Worse, even declining or deleting a malicious invite can notify the scammer that your account is active, painting a bigger target on your back for future attacks. That’s right—the very act of trying to clean up your calendar can make things worse. This is what happens when a trillion-dollar company outsources common sense to an algorithm and pretends it’s your job to police their products. The only thing more infuriating than the scam itself is the total lack of accountability from the people who built the system in the first place.
Erosion of Trust, Mounting Costs, and the “Progress” Nobody Wanted
Victims aren’t just losing money; they’re losing faith in the very tools they rely on to work, live, and communicate. Businesses suffer data breaches and compliance headaches, families are targeted for financial theft, and the entire concept of a “trusted platform” starts to look like a sick joke.
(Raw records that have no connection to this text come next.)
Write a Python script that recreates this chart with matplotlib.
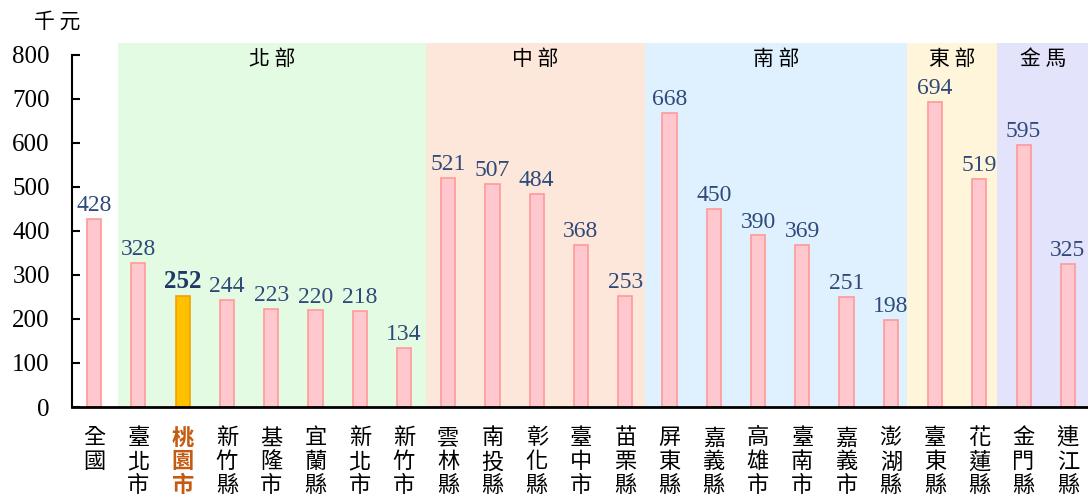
import matplotlib
matplotlib.use("Agg")
import matplotlib.pyplot as plt

plt.rcParams['font.family'] = ['Liberation Serif', 'Noto Sans CJK TC']

# data
categories = ["全國", "臺北市", "桃園市", "新竹縣", "基隆市", "宜蘭縣", "新北市", "新竹市",
              "雲林縣", "南投縣", "彰化縣", "臺中市", "苗栗縣",
              "屏東縣", "嘉義縣", "高雄市", "臺南市", "嘉義市", "澎湖縣",
              "臺東縣", "花蓮縣", "金門縣", "連江縣"]
values = [428, 328, 252, 244, 223, 220, 218, 134,
          521, 507, 484, 368, 253,
          668, 450, 390, 369, 251, 198,
          694, 519, 595, 325]
highlight = "桃園市"

region_names = ["北部", "中部", "南部", "東部", "金馬"]
region_edges = [0.55, 7.5, 12.45, 18.37, 20.4, 22.5]
region_colors = ["#E2FBE2", "#FCE7DA", "#DFF1FE", "#FFF5DA", "#E4E3FC"]

fig = plt.figure(figsize=(10.88, 5), dpi=100)
ax = fig.add_axes([72 / 1088, 93 / 500, 1018 / 1088, 364 / 500])

# region backgrounds
for k, (name, c) in enumerate(zip(region_names, region_colors)):
    a, b = region_edges[k], region_edges[k + 1]
    ax.axvspan(a, b, color=c, zorder=0, lw=0)
    ax.text((a + b) / 2, 816, " ".join(name), ha="center", va="top", fontsize=15,
            family=["Noto Sans CJK TC"], color="black")

x = range(len(categories))
for i, (cat, v) in enumerate(zip(categories, values)):
    if cat == highlight:
        ax.bar(i, v, width=0.32, color="#FFC000", edgecolor="#F4A000", lw=1.2, zorder=2)
        ax.text(i, v + 6, str(v), ha="center", va="bottom", fontsize=18,
                fontweight="bold", color="#1F3864")
    else:
        ax.bar(i, v, width=0.32, color="#FFC7CE", edgecolor="#FF9999", lw=1.2, zorder=2)
        ax.text(i, v + 6, str(v), ha="center", va="bottom", fontsize=17,
                color="#2F4A7A")

ax.set_xlim(-0.5, len(categories) - 0.5)
ax.set_ylim(0, 827)
ax.set_yticks(range(0, 801, 100))
ax.tick_params(axis="y", labelsize=18, length=6, width=1.5, direction="in", pad=16)
ax.spines['left'].set_bounds(0, 800)
ax.spines['left'].set_linewidth(1.5)
ax.spines['bottom'].set_linewidth(2)
ax.spines['top'].set_visible(False)
ax.spines['right'].set_visible(False)

ax.set_xticks(list(x))
ax.set_xticklabels(["\n".join(c) for c in categories], family=["Noto Sans CJK TC"],
                   fontsize=16, linespacing=1.05, va="top")
ax.tick_params(axis="x", length=0, pad=14)
for lbl in ax.get_xticklabels():
    if lbl.get_text().replace("\n", "") == highlight:
        lbl.set_color("#C55A11")
        lbl.set_fontweight("bold")

fig.text(57 / 1088, 1 - 22 / 500, "千 元", ha="center", va="center", fontsize=15,
         family=["Noto Sans CJK TC"])

fig.savefig("out.png", dpi=100)
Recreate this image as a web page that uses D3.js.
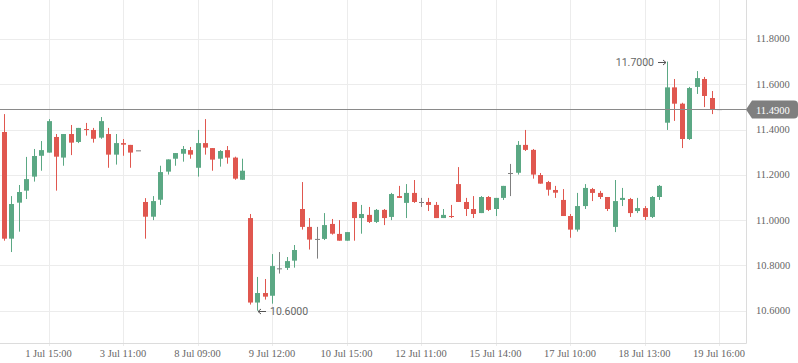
<!DOCTYPE html>
<html>
<head>
<meta charset="utf-8">
<script src="https://cdn.jsdelivr.net/npm/d3@7"></script>
<style>
  body { margin: 0; background: #fff; }
  svg { display: block; }
</style>
</head>
<body>
<div id="chart"></div>
<script>
// hourly candles, one per slot
const opens = [11.389,10.918,11.077,11.130,11.192,11.284,11.298,11.367,11.276,11.380,11.345,11.402,11.398,11.364,11.380,11.289,11.340,11.332,11.308,
  11.080,11.015,11.090,11.214,11.271,11.293,11.309,11.231,11.340,11.318,11.271,11.309,11.276,11.178,
  11.009,10.636,10.678,10.666,10.787,10.789,10.821,11.049,10.970,10.917,10.917,10.983,10.939,10.909,11.080,11.009,11.023,10.992,11.045,11.014,
  11.106,11.076,11.120,11.080,11.080,11.067,11.009,11.018,11.159,11.080,11.049,11.031,11.102,11.049,11.098,
  11.208,11.209,11.332,11.310,11.199,11.168,11.133,11.089,11.018,10.958,11.062,11.137,11.120,11.102,10.970,11.089,11.093,11.040,11.053,11.014,11.102,
  11.430,11.586,11.514,11.358,11.588,11.623,11.539,11.490];
const highs = [11.468,11.106,11.155,11.279,11.314,11.349,11.446,11.380,11.380,11.420,11.407,11.429,11.407,11.455,11.407,11.380,11.358,11.332,11.308,
  11.097,11.106,11.240,11.268,11.296,11.327,11.323,11.398,11.446,11.318,11.309,11.327,11.280,11.271,
  11.027,10.749,10.740,10.850,10.859,10.837,10.890,11.168,11.009,10.970,11.031,11.005,11.000,10.947,11.080,11.067,11.058,11.049,11.049,11.120,
  11.151,11.159,11.177,11.098,11.098,11.080,11.049,11.067,11.234,11.098,11.106,11.106,11.106,11.098,11.151,
  11.248,11.349,11.398,11.314,11.208,11.173,11.151,11.137,11.027,11.120,11.159,11.142,11.129,11.102,11.177,11.142,11.098,11.098,11.062,11.106,11.155,
  11.700,11.623,11.518,11.588,11.658,11.632,11.570,11.490];
const lows = [10.909,10.859,10.949,11.093,11.170,11.218,11.298,11.130,11.240,11.287,11.340,11.373,11.342,11.359,11.231,11.245,11.284,11.231,11.308,
  10.918,11.000,11.067,11.201,11.240,11.258,11.271,11.192,11.289,11.218,11.236,11.249,11.178,11.178,
  10.627,10.600,10.649,10.631,10.764,10.780,10.790,10.958,10.870,10.830,10.912,10.936,10.909,10.909,10.909,10.940,10.987,10.987,10.978,11.000,
  11.098,11.009,11.076,11.058,11.040,11.009,11.009,11.009,11.080,11.018,11.009,11.031,11.040,11.018,11.089,
  11.106,11.201,11.305,11.183,11.161,11.108,11.098,11.018,10.922,10.949,11.049,11.084,11.093,11.040,10.947,11.062,11.014,11.031,11.000,11.009,11.089,
  11.398,11.438,11.318,11.354,11.557,11.499,11.468,11.490];
const closes = [10.918,11.071,11.124,11.181,11.283,11.309,11.437,11.280,11.380,11.342,11.407,11.398,11.359,11.437,11.289,11.340,11.333,11.298,11.308,
  11.015,11.084,11.212,11.268,11.296,11.314,11.289,11.340,11.320,11.267,11.305,11.276,11.183,11.218,
  10.636,10.678,10.662,10.797,10.787,10.819,10.868,10.970,10.914,10.917,10.978,10.940,10.909,10.947,11.009,11.027,10.992,11.045,11.009,11.115,
  11.098,11.120,11.080,11.080,11.067,11.009,11.023,11.014,11.080,11.049,11.027,11.102,11.045,11.098,11.151,
  11.208,11.332,11.310,11.201,11.161,11.134,11.121,11.018,10.958,11.062,11.142,11.120,11.102,11.049,11.084,11.098,11.031,11.053,11.014,11.102,11.151,
  11.586,11.514,11.358,11.583,11.627,11.548,11.489,11.490];

const tickIdx = [6, 16, 26, 36, 46, 56, 66, 76, 86, 96];
const tickLabels = ["1 Jul 15:00", "3 Jul 11:00", "8 Jul 09:00", "9 Jul 12:00", "10 Jul 15:00",
  "12 Jul 11:00", "15 Jul 14:00", "17 Jul 10:00", "18 Jul 13:00", "19 Jul 16:00"];
const yTicks = [10.6, 10.8, 11.0, 11.2, 11.4, 11.6, 11.8];
const lastPrice = 11.49;

const W = 798, H = 363;
const plotW = 746, plotH = 343;
const up = "#5ba884", down = "#e0574f", flat = "#7f7f7f";

const svg = d3.select("#chart").append("svg")
  .attr("width", W).attr("height", H);

const x = d3.scaleLinear().domain([-0.51, 99.62]).range([0, plotW]);
const y = d3.scaleLinear().domain([10.6, 11.8]).range([310.7, 38.9]);

// grid
const grid = svg.append("g");
grid.selectAll(".hg").data(yTicks).enter().append("line")
  .attr("x1", 0).attr("x2", plotW)
  .attr("y1", d => Math.round(y(d)) + 0.5).attr("y2", d => Math.round(y(d)) + 0.5)
  .attr("stroke", "#ececec");
grid.selectAll(".vg").data(tickIdx).enter().append("line")
  .attr("x1", d => Math.round(x(d)) + 0.5).attr("x2", d => Math.round(x(d)) + 0.5)
  .attr("y1", 0).attr("y2", plotH + 3)
  .attr("stroke", "#ececec");

// axis lines
svg.append("line").attr("x1", 0).attr("x2", plotW + 0.5)
  .attr("y1", plotH + 0.5).attr("y2", plotH + 0.5).attr("stroke", "#dcdcdc");
svg.append("line").attr("x1", plotW + 0.5).attr("x2", plotW + 0.5)
  .attr("y1", 0).attr("y2", plotH + 0.5).attr("stroke", "#dcdcdc");

// axis labels
svg.append("g").selectAll("text").data(yTicks).enter().append("text")
  .attr("x", 756).attr("y", d => y(d) + 3.5)
  .attr("font-family", "Liberation Serif, serif").attr("font-size", 10.5)
  .attr("fill", "#666")
  .text(d => d3.format(".4f")(d));

svg.append("g").selectAll("text").data(tickIdx).enter().append("text")
  .attr("x", d => x(d)).attr("y", 357)
  .attr("text-anchor", "middle")
  .attr("font-family", "Liberation Serif, serif").attr("font-size", 10.5)
  .attr("fill", "#666")
  .text((d, i) => tickLabels[i]);

// candles
const candles = d3.range(opens.length).map(i => ({
  i, o: opens[i], h: highs[i], l: lows[i], c: closes[i]
}));
const colorOf = d => d.c > d.o ? up : d.c < d.o ? down : flat;
const bw = 5;

const cg = svg.append("g").selectAll("g").data(candles).enter().append("g");
cg.append("line")
  .attr("x1", d => Math.round(x(d.i)) + 0.5).attr("x2", d => Math.round(x(d.i)) + 0.5)
  .attr("y1", d => y(d.h)).attr("y2", d => y(d.l))
  .attr("stroke", colorOf).attr("stroke-width", 1);
cg.append("rect")
  .attr("x", d => Math.round(x(d.i)) - 2)
  .attr("width", bw)
  .attr("y", d => y(Math.max(d.o, d.c)))
  .attr("height", d => Math.max(1, Math.abs(y(d.o) - y(d.c))))
  .attr("fill", colorOf);

// max / min annotations with small arrows
const hiIdx = d3.maxIndex(highs), loIdx = d3.minIndex(lows);
const arrow = (g, x0, x1, yy) => {
  const dir = Math.sign(x1 - x0);
  g.append("path")
    .attr("d", `M${x0},${yy} H${x1} M${x1 - dir * 3},${yy - 2.5} L${x1},${yy} L${x1 - dir * 3},${yy + 2.5}`)
    .attr("fill", "none").attr("stroke", "#555").attr("stroke-width", 1);
};
const ann = svg.append("g");
const hx = Math.round(x(hiIdx)), hy = Math.round(y(highs[hiIdx])) + 0.5;
arrow(ann, hx - 9, hx - 1, hy);
ann.append("text")
  .attr("x", hx - 13).attr("y", hy + 3.5)
  .attr("text-anchor", "end")
  .attr("font-family", "Roboto, sans-serif").attr("font-size", 10.5)
  .attr("fill", "#666")
  .text(d3.format(".4f")(highs[hiIdx]));
const lx = Math.round(x(loIdx)), ly = Math.round(y(lows[loIdx])) + 0.5;
arrow(ann, lx + 9, lx + 1, ly);
ann.append("text")
  .attr("x", lx + 13).attr("y", ly + 3.5)
  .attr("font-family", "Roboto, sans-serif").attr("font-size", 10.5)
  .attr("fill", "#666")
  .text(d3.format(".4f")(lows[loIdx]));

// last price line and label
const py = Math.round(y(lastPrice)) + 0.5;
svg.append("line").attr("x1", 0).attr("x2", plotW)
  .attr("y1", py).attr("y2", py)
  .attr("stroke", "#8a8a8a").attr("stroke-width", 1);
svg.append("path")
  .attr("d", `M${plotW},${py} L${plotW + 6},${py - 9} H${W - 4} Q${W},${py - 9} ${W},${py - 5} V${py + 5} Q${W},${py + 9} ${W - 4},${py + 9} H${plotW + 6} Z`)
  .attr("fill", "#7f7f7f");
svg.append("text")
  .attr("x", 756).attr("y", py + 4)
  .attr("font-family", "Liberation Serif, serif").attr("font-size", 10.5)
  .attr("fill", "#fff")
  .text(d3.format(".4f")(lastPrice));
</script>
</body>
</html>
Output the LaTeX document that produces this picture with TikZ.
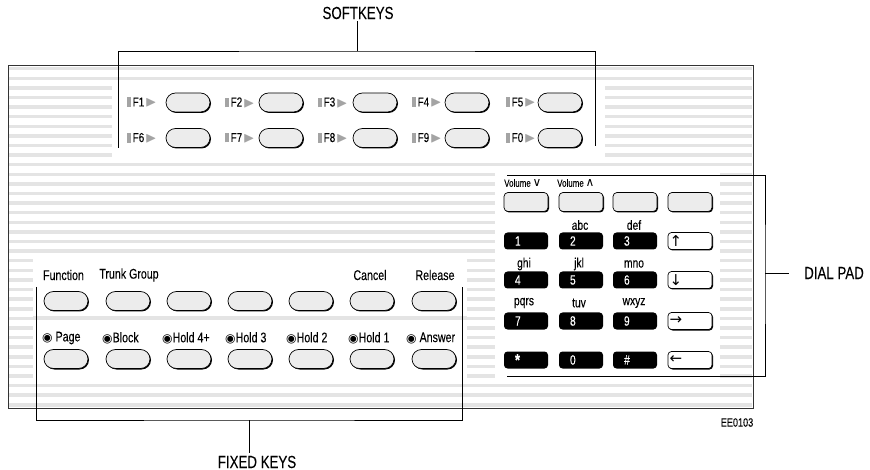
\documentclass[tikz,border=0pt]{standalone}
\usepackage{amssymb}
\usepackage{fontspec}
\setmainfont{Liberation Sans}[FakeStretch=0.76,FakeBold=0.05]
\newfontfamily\symfont{DejaVu Sans}
\usetikzlibrary{shadows}

\definecolor{keygray}{HTML}{ECECEC}
\definecolor{stripegray}{HTML}{E4E4E4}
\definecolor{bargray}{HTML}{A4A4A4}

\newcommand{\fmark}[1]{\textcolor{bargray}{\rule[-0.5pt]{3.5pt}{9.5pt}}\hspace{2pt}#1\hspace{1pt}\textcolor{bargray}{\raisebox{-0.5pt}{\fontsize{15}{15}\selectfont$\blacktriangleright$}}}
\newcommand{\ledmark}{{\symfont\fontsize{12}{12}\selectfont ◉}}

\begin{document}
\begin{tikzpicture}[x=1pt,y=-1pt,
  keyshadow/.style={drop shadow={shadow xshift=1pt,shadow yshift=-1pt,opacity=1,fill=black}},
  pill/.style={draw, line width=0.7pt, fill=keygray, rounded corners=9.5pt, minimum width=44pt, minimum height=19pt, inner sep=0pt, keyshadow},
  padkey/.style={draw, line width=0.7pt, fill=keygray, rounded corners=4pt, minimum width=44pt, minimum height=19pt, inner sep=0pt, keyshadow},
  numkey/.style={fill=black, text=white, rounded corners=3.5pt, minimum width=44pt, minimum height=17pt, inner sep=0pt, text width=22pt, align=left, font=\fontsize{13.5}{13}\selectfont},
  arrowkey/.style={draw, line width=0.7pt, fill=white, rounded corners=3.5pt, minimum width=44pt, minimum height=17pt, inner sep=0pt, text width=41pt, align=left, keyshadow, font=\symfont\fontsize{15}{15}\selectfont},
  keylabel/.style={font=\fontsize{14}{15}\selectfont, inner sep=0pt},
  flabel/.style={font=\fontsize{13}{14}\selectfont, inner sep=0pt, anchor=west},
  padlabel/.style={font=\fontsize{13.5}{14}\selectfont, inner sep=0pt},
  vollabel/.style={font=\fontsize{10.5}{11}\selectfont, inner sep=0pt, anchor=west},
  title/.style={font=\fontsize{17.5}{19}\selectfont, inner sep=0pt},
  stripe/.style={fill=stripegray},
  panel/.style={fill=white},
  bracket/.style={line width=0.8pt}]
\useasboundingbox (0,0) rectangle (870,470);

% housing with stripes and the three white panels
\foreach \sy in {67,76.6,...,404} \fill[stripe] (9,\sy) rectangle (752,\sy+3.5);
\fill[panel] (112,84) rectangle (605,162);
\fill[panel] (33,258) rectangle (467,383);
\fill[panel] (495,167) rectangle (720,382);
\fill[stripe] (33,316.5) rectangle (467,320);
\draw[line width=0.9pt, black!80] (8,65) rectangle (753,408);

% softkeys
\node[pill] (f1key) at (188,102.5) {};
\node[flabel] (f1lbl) at (127,102.5) {\fmark{F1}};
\node[pill] (f2key) at (281,102.5) {};
\node[flabel] (f2lbl) at (225,102.5) {\fmark{F2}};
\node[pill] (f3key) at (375,102.5) {};
\node[flabel] (f3lbl) at (318,102.5) {\fmark{F3}};
\node[pill] (f4key) at (467,102.5) {};
\node[flabel] (f4lbl) at (412,102.5) {\fmark{F4}};
\node[pill] (f5key) at (560,102.5) {};
\node[flabel] (f5lbl) at (506,102.5) {\fmark{F5}};
\node[pill] (f6key) at (188,138) {};
\node[flabel] (f6lbl) at (127,138) {\fmark{F6}};
\node[pill] (f7key) at (281,138) {};
\node[flabel] (f7lbl) at (225,138) {\fmark{F7}};
\node[pill] (f8key) at (375,138) {};
\node[flabel] (f8lbl) at (318,138) {\fmark{F8}};
\node[pill] (f9key) at (467,138) {};
\node[flabel] (f9lbl) at (412,138) {\fmark{F9}};
\node[pill] (f0key) at (560,138) {};
\node[flabel] (f0lbl) at (506,138) {\fmark{F0}};

% fixed keys
\node[keylabel] (function) at (63.5,275) {Function};
\node[keylabel] (trunkgroup) at (129,275) {Trunk Group};
\node[keylabel] (cancel) at (370,275) {Cancel};
\node[keylabel] (release) at (435,275) {Release};
\node[pill] (fx1) at (66,301) {};
\node[pill] (fx2) at (128,301) {};
\node[pill] (fx3) at (189,301) {};
\node[pill] (fx4) at (250,301) {};
\node[pill] (fx5) at (311,301) {};
\node[pill] (fx6) at (372,301) {};
\node[pill] (fx7) at (434,301) {};
\node[keylabel, anchor=west] (page) at (42,338) {\ledmark\ Page};
\node[keylabel, anchor=west] (block) at (102,338) {\ledmark Block};
\node[keylabel, anchor=west] (hold4) at (162,338) {\ledmark Hold 4+};
\node[keylabel, anchor=west] (hold3) at (225,338) {\ledmark Hold 3};
\node[keylabel, anchor=west] (hold2) at (286,338) {\ledmark Hold 2};
\node[keylabel, anchor=west] (hold1) at (348,338) {\ledmark Hold 1};
\node[keylabel, anchor=west] (answer) at (406,338) {\ledmark\ Answer};
\node[pill] (ln1) at (66,359) {};
\node[pill] (ln2) at (128,359) {};
\node[pill] (ln3) at (189,359) {};
\node[pill] (ln4) at (250,359) {};
\node[pill] (ln5) at (311,359) {};
\node[pill] (ln6) at (372,359) {};
\node[pill] (ln7) at (434,359) {};

% dial pad
\node[vollabel] (voldown) at (504,183) {Volume\,{\symfont\fontsize{12}{12}\selectfont ∨}};
\node[vollabel] (volup) at (557,183) {Volume\,{\symfont\fontsize{12}{12}\selectfont ∧}};
\node[padkey] (pk1) at (526,202) {};
\node[padkey] (pk2) at (581,202) {};
\node[padkey] (pk3) at (635,202) {};
\node[padkey] (pk4) at (690,202) {};
\node[padlabel] (abc) at (580,225) {abc};
\node[padlabel] (def) at (634,225) {def};
\node[numkey] (d1) at (526,241) {1};
\node[numkey] (d2) at (581,241) {2};
\node[numkey] (d3) at (635,241) {3};
\node[arrowkey] (up) at (690,241) {↑};
\node[padlabel] (ghi) at (524,264) {ghi};
\node[padlabel] (jkl) at (579,264) {jkl};
\node[padlabel] (mno) at (634,264) {mno};
\node[numkey] (d4) at (526,280) {4};
\node[numkey] (d5) at (581,280) {5};
\node[numkey] (d6) at (635,280) {6};
\node[arrowkey] (down) at (690,280) {↓};
\node[padlabel] (pqrs) at (524,303) {pqrs};
\node[padlabel] (tuv) at (579,303) {tuv};
\node[padlabel] (wxyz) at (634,303) {wxyz};
\node[numkey] (d7) at (526,321) {7};
\node[numkey] (d8) at (581,321) {8};
\node[numkey] (d9) at (635,321) {9};
\node[arrowkey] (right) at (690,321) {→};
\node[numkey] (star) at (526,360) {\raisebox{-3pt}{\fontsize{17}{17}\selectfont\bfseries *}};
\node[numkey] (d0) at (581,360) {0};
\node[numkey] (hash) at (635,360) {\textit{\#}};
\node[arrowkey] (left) at (690,360) {←};

% callouts
\node[title] (softkeys) at (358,13) {SOFTKEYS};
\coordinate (skTop) at (357,51);
\coordinate (skL) at (118,148);
\coordinate (skR) at (595,146);
\draw[bracket] (skL) |- (skTop) -| (skR);
\draw[bracket] (skTop) -- ([yshift=-2pt]skTop |- softkeys.south);

\node[title] (fixedkeys) at (257,462) {FIXED KEYS};
\coordinate (fkBot) at (249,420);
\coordinate (fkL) at (36,287);
\coordinate (fkR) at (462,287);
\draw[bracket] (fkL) |- (fkBot) -| (fkR);
\draw[bracket] (fkBot) -- ([yshift=3pt]fkBot |- fixedkeys.north);

\node[title] (dialpad) at (834,273) {DIAL PAD};
\coordinate (dpT) at (507,175);
\coordinate (dpB) at (507,376);
\coordinate (dpMid) at (765,273);
\draw[bracket] (dpT) -| (dpMid) |- (dpB);
\draw[bracket] (dpMid) -- ([xshift=-15pt]dialpad.west);

\node[font=\fontsize{12}{13}\selectfont, inner sep=0pt] (code) at (737,422.5) {EE0103};
\end{tikzpicture}
\end{document}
Experts warn that these calendar-based attacks represent a new frontier in social engineering—combining technical trickery with the psychological manipulation of urgency and trust. Microsoft, meanwhile, continues to tout the wonders of “seamless collaboration,” as if seamless means “leaving the front door unlocked and the valuables on the porch.”
The economic toll is rising: direct losses to scam victims, skyrocketing costs for companies forced to retrain staff and deploy extra security, and mounting pressure on IT teams already stretched thin. If the pattern holds, regulators will soon come knocking—demanding to know why a core business platform can’t distinguish between a real meeting and a cybercriminal’s fake invoice. Until then, users are left to fend for themselves in a digital Wild West, where the biggest threat sometimes comes from the “innovations” of the companies they’re supposed to trust.